What Bell is upset over could be read as the de-civilization of the West, that all the law and order and clear morality that once existed is quickly falling into chaos and anarchy. Bell lays out at the opening’s voice-over narration that the world is getting progressively worse, and he discusses the decline of morality with each passing generation with another aging sheriff towards the film's end. Yet Bell has a conversation later with a wheelchair-bound old man who has an alternative, less nostalgic philosophy: the world has always been unjust. Either the West is being de-civilized, or it never was in the first place. That the film drops off with no real closure suggests something of a validity in both these notions.

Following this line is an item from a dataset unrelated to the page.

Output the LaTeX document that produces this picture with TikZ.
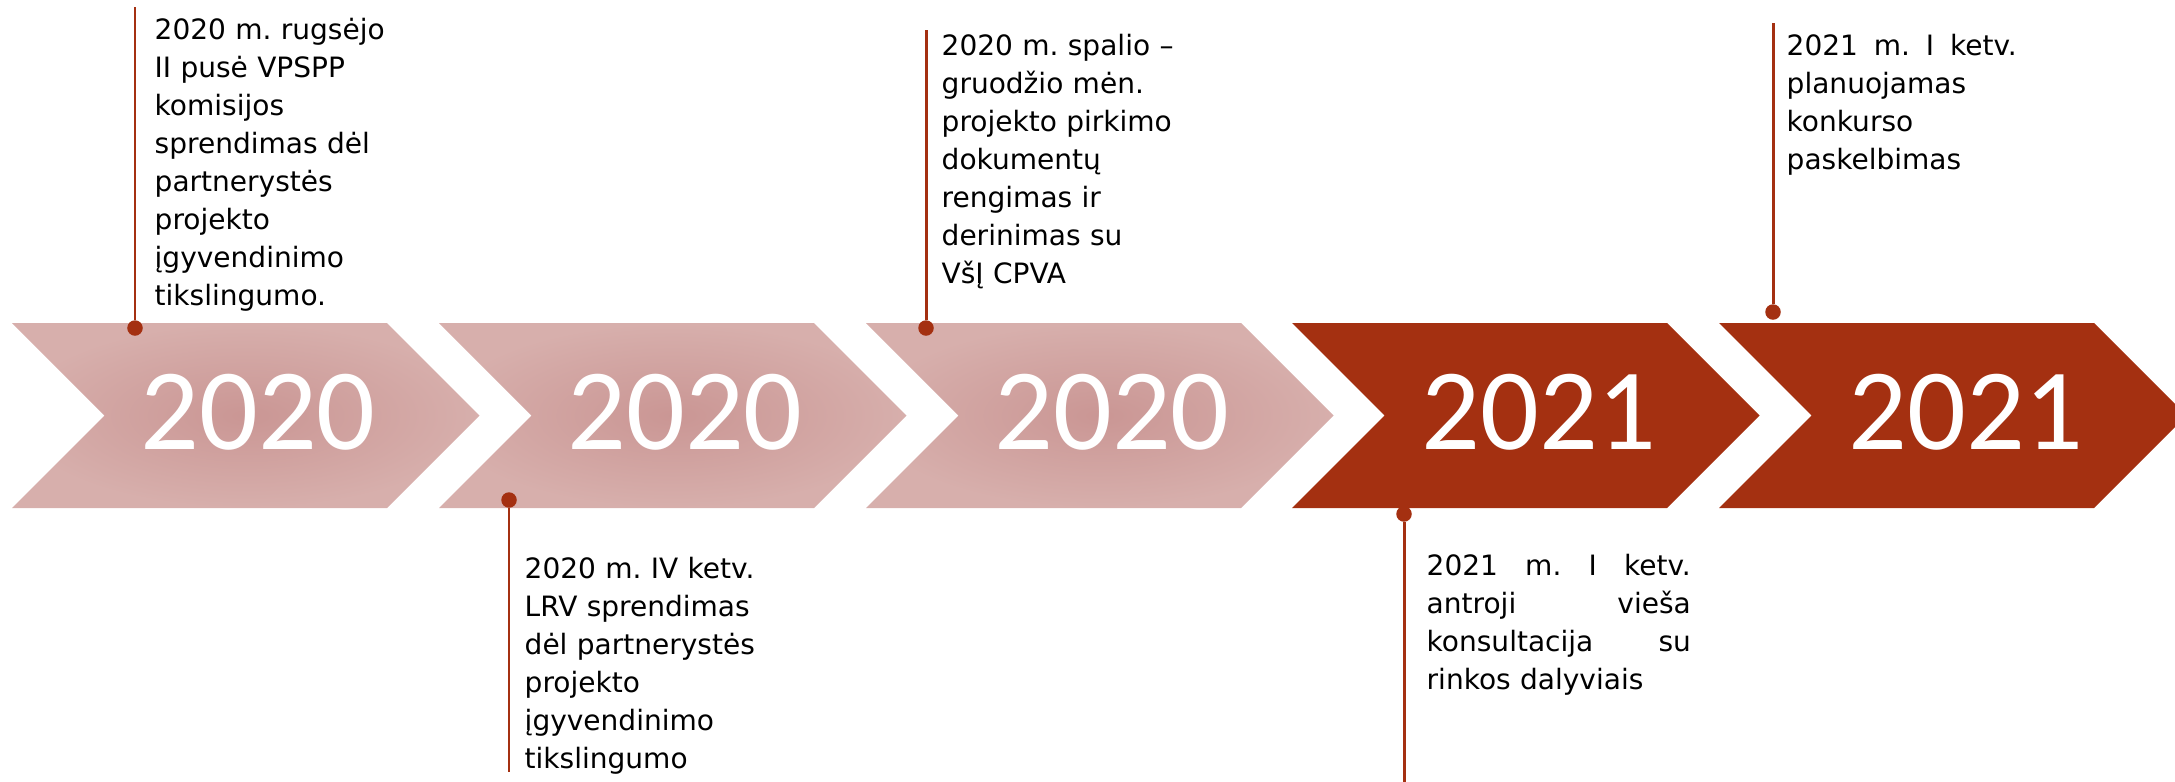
\documentclass[tikz,border=0pt]{standalone}
\usepackage{fontspec}
\setmainfont{DejaVu Sans}
\newfontfamily\yearfont{Carlito}
\usetikzlibrary{positioning}
\frenchspacing

\definecolor{rust}{RGB}{164,48,17}
\definecolor{blush}{RGB}{215,175,172}
\definecolor{blushdark}{RGB}{202,150,148}

\begin{document}
\begin{tikzpicture}[x=0.01cm, y=-0.01cm, node distance=4.2675cm, on grid,
    pale/.style={inner color=blushdark, outer color=blush},
    deep/.style={fill=rust},
    year/.style={text=white, inner sep=0pt, font=\yearfont\fontsize{33pt}{33pt}\selectfont},
    note/.style={anchor=north west, inner sep=0pt, align=left, font=\fontsize{7.97pt}{10.81pt}\selectfont},
    pin/.style={circle, fill=rust, inner sep=0pt, minimum size=0.155cm},
    stem/.style={draw=rust, line width=0.85pt}]
    \clip (0,0) rectangle (2175,781);
    \foreach \x in {12,439,866}
        \path[pale] (\x,323) -- ++(375,0) -- ++(92.5,92.5) -- ++(-92.5,92.5) -- ++(-375,0) -- ++(92.5,-92.5) -- cycle;
    \foreach \x in {1292,1719}
        \path[deep] (\x,323) -- ++(375,0) -- ++(92.5,92.5) -- ++(-92.5,92.5) -- ++(-375,0) -- ++(92.5,-92.5) -- cycle;

    \node[year, anchor=base] (y1) at (258,449) {2020};
    \node[year, right=of y1] (y2) {2020};
    \node[year, right=of y2] (y3) {2020};
    \node[year, right=of y3] (y4) {2021};
    \node[year, right=of y4] (y5) {2021};

    \node[note, text width=2.6cm] (n1) at (154,17) {2020 m. rugsėjo\\II pusė VPSPP\\komisijos\\sprendimas dėl\\partnerystės\\projekto\\įgyvendinimo\\tikslingumo.};
    \node[note, text width=2.6cm] (n2) at (524,556) {2020 m. IV ketv.\\LRV sprendimas\\dėl partnerystės\\projekto\\įgyvendinimo\\tikslingumo};
    \node[note, text width=2.6cm] (n3) at (941,33) {2020 m. spalio –\\gruodžio mėn.\\projekto pirkimo\\dokumentų\\rengimas ir\\derinimas su\\VšĮ CPVA};
    \node[note, text width=2.64cm] (n4) at (1426,553) {2021\hfill m.\hfill I\hfill ketv.\\antroji\hfill vieša\\konsultacija\hfill su\\rinkos dalyviais};
    \node[note, text width=2.3cm] (n5) at (1786,33) {2021\hfill m.\hfill I\hfill ketv.\\planuojamas\\konkurso\\paskelbimas};

    \node[pin] (d1) at (135,328) {};
    \node[pin] (d2) at (509,500) {};
    \node[pin] (d3) at (926,328) {};
    \node[pin] (d4) at (1404,514) {};
    \node[pin] (d5) at (1773,312) {};
    \coordinate (e1) at (135,7);
    \coordinate (e2) at (509,772);
    \coordinate (e3) at (926,30);
    \coordinate (e4) at (1404,790);
    \coordinate (e5) at (1773,23);
    \foreach \i in {1,...,5}
        \draw[stem] (d\i) -- (e\i);
\end{tikzpicture}
\end{document}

There is no traditional Western hero in either Llewelyn or Bell, but there is an easily identifiable villain of No Country for Old Men. Chigurh claims to have principles, but not in the admirable way that even the vilest of classic Western villains do (ie. Ben Wade). There is no notion of honor or bravery in the new West, just a Darwinian natural selection that gives no mercy to the weak or kind. Cigurh’s principles rely instead on a twisted definition of fate that allows him to kill virtually any person he wants for no reason—he doesn’t even spare women. In contrast to the classical Western villain who is ultimately brought to justice, Chigurh continues to freely roam the landscape. Chigurh’s freedom is the sign of signs that the West is in a state of inevitable de-civilization, delving into a world where justice, like the myth of the West, is dead.